In the years following the fall of the Berlin wall in 1989, a number of Eastern-European countries became members of the Council of Europe. Consequently, the volume of work for the European Court of Human Rights (ECtHR) multiplied. In order to do justice to this new situation, the Council of Europe member states decided to change the Court into a full-time institution and to increase its staff considerably.
Despite these measures, the Court became soon overburdened, since the number of applications kept increasing until, in the year 2013, it received more than 65’000 new complaints. Although only a small percentage of these applications is actually admitted, the checking of admissibility takes up time and resources and the Court has accumulated a considerable backlog of pending cases over time.
Finally, the Council of Europe charged a group of experts with the task of working out proposals on how to increase the Court’s efficiency.

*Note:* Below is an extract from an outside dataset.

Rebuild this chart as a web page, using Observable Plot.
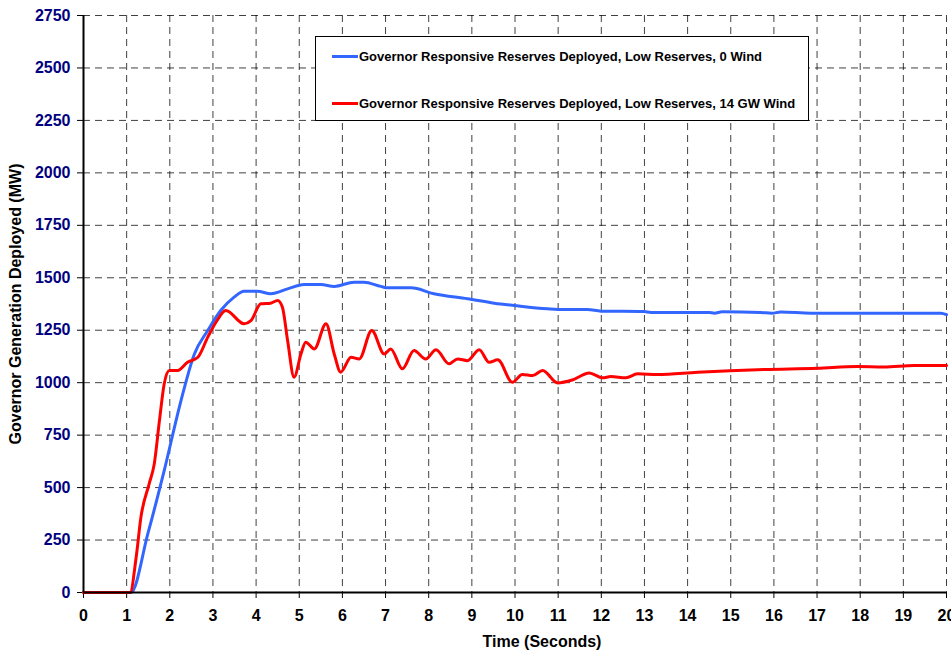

Some of these proposals – among them the recommendation to have the admissibility of an application checked by a single judge instead of a group of three – were drawn up in an additional protocol to the European Convention on Human Rights (ECHR).
After having been blocked by the Russian Federation for years, Protocol No. 14 finally entered into force in 2010 and has brought some relief to the European Court of Human Rights since then.
Further reaching measures are now continuously examined within the framework of the Interlaken Process, a reform process that started 2010 with a high-level conference in Interlaken, Switzerland.